GOAL: Note each line where "React" appears, and copy it.
□ □ □ □
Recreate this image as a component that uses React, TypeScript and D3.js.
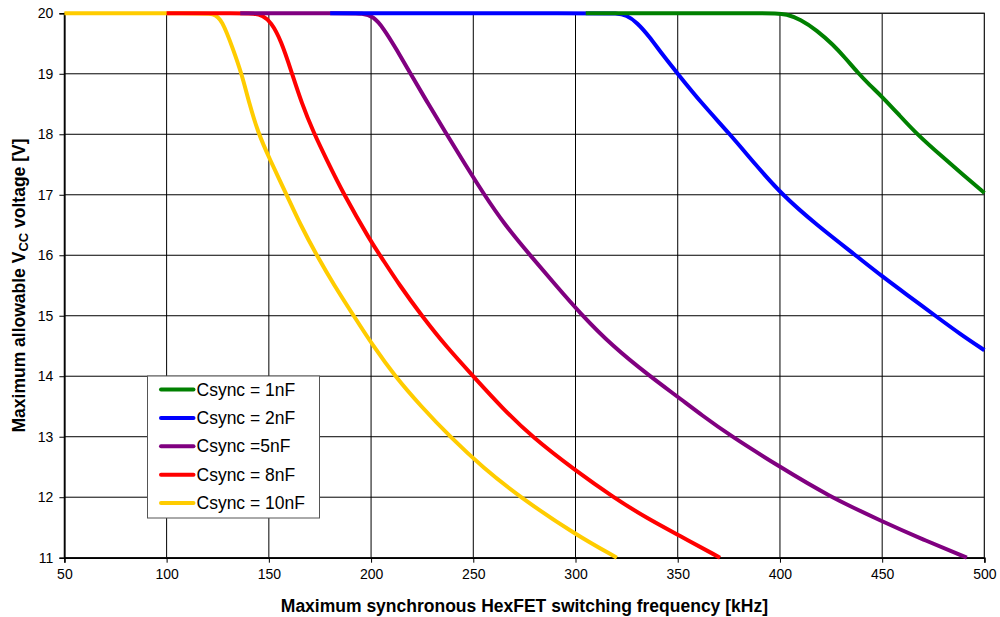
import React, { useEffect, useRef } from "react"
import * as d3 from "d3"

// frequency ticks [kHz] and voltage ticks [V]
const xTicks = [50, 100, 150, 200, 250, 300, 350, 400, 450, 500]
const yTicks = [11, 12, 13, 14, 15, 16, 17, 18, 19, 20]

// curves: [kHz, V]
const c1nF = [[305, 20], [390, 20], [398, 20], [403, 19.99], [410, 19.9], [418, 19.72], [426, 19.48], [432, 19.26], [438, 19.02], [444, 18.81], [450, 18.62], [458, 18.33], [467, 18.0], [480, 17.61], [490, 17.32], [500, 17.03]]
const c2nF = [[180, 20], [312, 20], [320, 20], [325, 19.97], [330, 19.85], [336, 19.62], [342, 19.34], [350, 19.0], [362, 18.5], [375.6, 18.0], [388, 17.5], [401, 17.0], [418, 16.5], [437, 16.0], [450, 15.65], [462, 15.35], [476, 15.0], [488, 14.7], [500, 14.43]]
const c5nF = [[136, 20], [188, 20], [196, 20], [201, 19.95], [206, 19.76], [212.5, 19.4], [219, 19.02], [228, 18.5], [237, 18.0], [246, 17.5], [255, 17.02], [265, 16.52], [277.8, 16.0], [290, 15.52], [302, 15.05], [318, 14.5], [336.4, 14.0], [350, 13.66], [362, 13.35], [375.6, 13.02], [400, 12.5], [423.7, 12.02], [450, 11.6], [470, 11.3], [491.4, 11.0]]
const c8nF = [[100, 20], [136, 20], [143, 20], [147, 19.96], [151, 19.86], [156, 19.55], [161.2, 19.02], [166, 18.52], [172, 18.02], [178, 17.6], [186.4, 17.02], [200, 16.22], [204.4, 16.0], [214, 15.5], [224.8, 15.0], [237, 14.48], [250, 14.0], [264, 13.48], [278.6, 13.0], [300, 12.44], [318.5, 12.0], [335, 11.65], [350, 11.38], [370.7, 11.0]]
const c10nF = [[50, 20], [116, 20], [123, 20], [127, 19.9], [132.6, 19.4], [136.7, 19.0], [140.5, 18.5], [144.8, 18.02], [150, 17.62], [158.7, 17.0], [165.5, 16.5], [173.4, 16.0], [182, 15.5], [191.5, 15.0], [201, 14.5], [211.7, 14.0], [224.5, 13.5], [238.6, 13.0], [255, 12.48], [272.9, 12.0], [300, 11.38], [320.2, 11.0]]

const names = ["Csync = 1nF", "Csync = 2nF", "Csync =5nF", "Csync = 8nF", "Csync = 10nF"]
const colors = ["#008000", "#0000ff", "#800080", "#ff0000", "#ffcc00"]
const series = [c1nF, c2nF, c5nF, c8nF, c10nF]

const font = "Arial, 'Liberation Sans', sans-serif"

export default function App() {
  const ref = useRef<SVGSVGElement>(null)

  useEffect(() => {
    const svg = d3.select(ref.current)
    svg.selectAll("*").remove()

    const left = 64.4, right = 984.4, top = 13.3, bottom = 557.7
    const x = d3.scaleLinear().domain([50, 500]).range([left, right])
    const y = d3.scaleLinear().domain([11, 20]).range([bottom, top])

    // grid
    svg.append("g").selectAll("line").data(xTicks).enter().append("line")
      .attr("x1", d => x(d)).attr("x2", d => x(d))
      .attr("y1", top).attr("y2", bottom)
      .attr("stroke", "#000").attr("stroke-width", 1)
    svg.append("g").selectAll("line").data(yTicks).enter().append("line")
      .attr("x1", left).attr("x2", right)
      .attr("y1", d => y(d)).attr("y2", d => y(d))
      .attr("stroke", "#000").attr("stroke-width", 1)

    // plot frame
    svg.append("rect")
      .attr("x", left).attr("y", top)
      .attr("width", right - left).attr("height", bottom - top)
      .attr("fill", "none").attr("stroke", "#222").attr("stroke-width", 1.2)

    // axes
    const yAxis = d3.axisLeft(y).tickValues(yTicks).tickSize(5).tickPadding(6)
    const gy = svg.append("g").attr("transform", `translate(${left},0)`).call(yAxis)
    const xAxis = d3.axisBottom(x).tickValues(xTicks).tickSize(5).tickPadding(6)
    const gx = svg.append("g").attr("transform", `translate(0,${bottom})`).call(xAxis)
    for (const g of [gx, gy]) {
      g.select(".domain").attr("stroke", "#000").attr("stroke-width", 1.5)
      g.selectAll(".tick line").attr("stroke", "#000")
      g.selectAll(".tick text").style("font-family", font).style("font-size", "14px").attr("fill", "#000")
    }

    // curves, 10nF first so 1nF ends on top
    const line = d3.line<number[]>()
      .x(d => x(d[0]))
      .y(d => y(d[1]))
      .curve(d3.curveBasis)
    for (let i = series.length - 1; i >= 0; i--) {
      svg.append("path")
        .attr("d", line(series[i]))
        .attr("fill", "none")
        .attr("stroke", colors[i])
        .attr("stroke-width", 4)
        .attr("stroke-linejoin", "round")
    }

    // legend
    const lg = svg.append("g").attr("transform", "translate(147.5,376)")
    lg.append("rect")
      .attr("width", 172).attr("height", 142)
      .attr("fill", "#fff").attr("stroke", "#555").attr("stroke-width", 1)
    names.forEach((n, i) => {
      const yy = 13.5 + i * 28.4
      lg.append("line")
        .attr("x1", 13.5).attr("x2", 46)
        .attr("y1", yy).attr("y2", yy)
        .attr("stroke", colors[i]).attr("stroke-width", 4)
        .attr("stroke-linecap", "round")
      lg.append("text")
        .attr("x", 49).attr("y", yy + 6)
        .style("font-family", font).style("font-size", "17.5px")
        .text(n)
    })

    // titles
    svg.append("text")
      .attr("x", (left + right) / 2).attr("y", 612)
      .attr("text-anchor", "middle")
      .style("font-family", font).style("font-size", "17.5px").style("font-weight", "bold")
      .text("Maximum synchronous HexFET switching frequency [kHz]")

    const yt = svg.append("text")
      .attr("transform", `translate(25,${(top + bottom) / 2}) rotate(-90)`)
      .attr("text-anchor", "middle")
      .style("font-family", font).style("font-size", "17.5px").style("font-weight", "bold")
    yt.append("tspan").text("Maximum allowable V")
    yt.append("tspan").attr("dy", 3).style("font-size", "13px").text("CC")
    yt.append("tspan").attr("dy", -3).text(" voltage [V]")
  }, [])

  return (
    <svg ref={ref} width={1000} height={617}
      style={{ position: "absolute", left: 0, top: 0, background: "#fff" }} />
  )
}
□ □ □ □
THE SOLUTION:
Recreate this image as a component that uses React, TypeScript and D3.js.
import React, { useEffect, useRef } from "react"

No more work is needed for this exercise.